Our Section has also continued to prioritize efforts––both formal and informal––to ensure that SEER is a place where everyone belongs. Our Diversity, Equity, Inclusion, and Belonging (DEIB) Action Plan sets forth the Section’s goals for ensuring diversity, equity, inclusion, and belonging in its membership, programs, and publications, and holding our leadership responsible for taking action to achieve those goals. The Membership Diversity Enhancement Program (MDEP) provides opportunities for new members from diverse backgrounds to join the Section, attend our events, gain valuable new leadership skills, and develop relationships with leadership and each other. Further, acting on recommendations from our 2022–2023 Leadership Development Program (LDP) cohort, the Committee on Diversity, Equity, Inclusion, and Belonging held a “DEIB In Action” luncheon (generously hosted by Clark Hill) in advance of the Fall Conference to introduce minority law students in the Washington, D.C., area to attorneys of different backgrounds and provide them a unique opportunity to receive advice and networking tips they could employ at the conference.

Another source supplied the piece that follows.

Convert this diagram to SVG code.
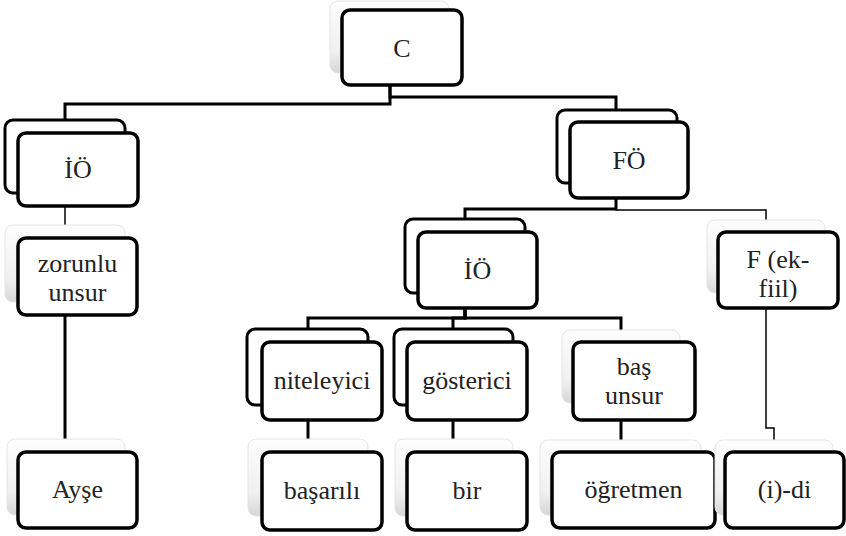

Taken together, these efforts are expanding our reach and making SEER and its events a welcoming and open place where everyone can develop new professional and personal relationships to advance their career. I’m proud of the work our Section has done to forge connections with law students and young lawyers and improve DEIB in our profession, and all of us are reaping the benefits of increased attendance, engagement, and energy and excitement that these efforts have produced. We have a long way to go, but the new faces at this year’s Fall Conference showed we’re off to a great start.